= Brooke Lauren =

American actress

Brooke Lauren (born September 12, 1984) is a film and television producer, as well as an actress and photographer.

==Biography==
Lauren was born in Buffalo, New York, was raised in Orchard Park, New York and spent a great deal of her childhood in Aspen, Colorado. She attended Full Sail University and studied directing at UCLA, during which she began her filmmaking career.

Lauren dreamt of being in the entertainment industry at an early age. She has appeared in several print ads and television commercials. In 2008 she participated in the Miss Colorado USA pageant placing "first runner up" and received the "most photogenic" award. In 2009 she placed "second runner up".

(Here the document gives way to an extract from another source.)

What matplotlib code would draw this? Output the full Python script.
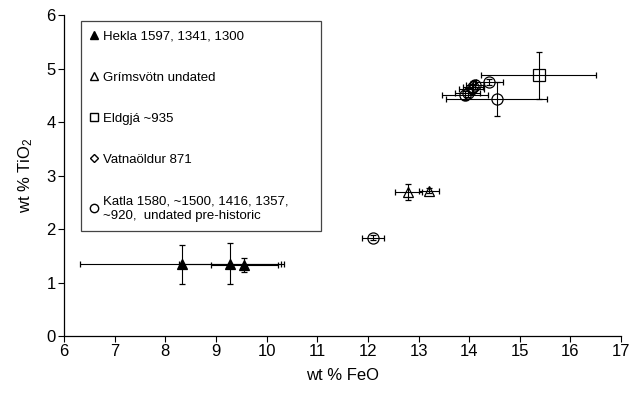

In 2010 she starred in VH1's series "Secrets of Aspen", a docu-soap which depicted the lives of an elite social circle of woman who reside Aspen, Colorado. This was the launch of her producing career. Lauren collaborated with High Noon Entertainment and Vh1's executives to develop a story and character based on her real life.

Lauren spends a great amount of time traveling the world to shoot photography. Her photography premiered in episode 103 on "Secrets of Aspen".

Currently she resides in Los Angeles, but has been known to make special social appearances in Miami Beach, New York and Aspen.

==Personal life==
Lauren volunteers her time to provide aid to woman and children living in poverty.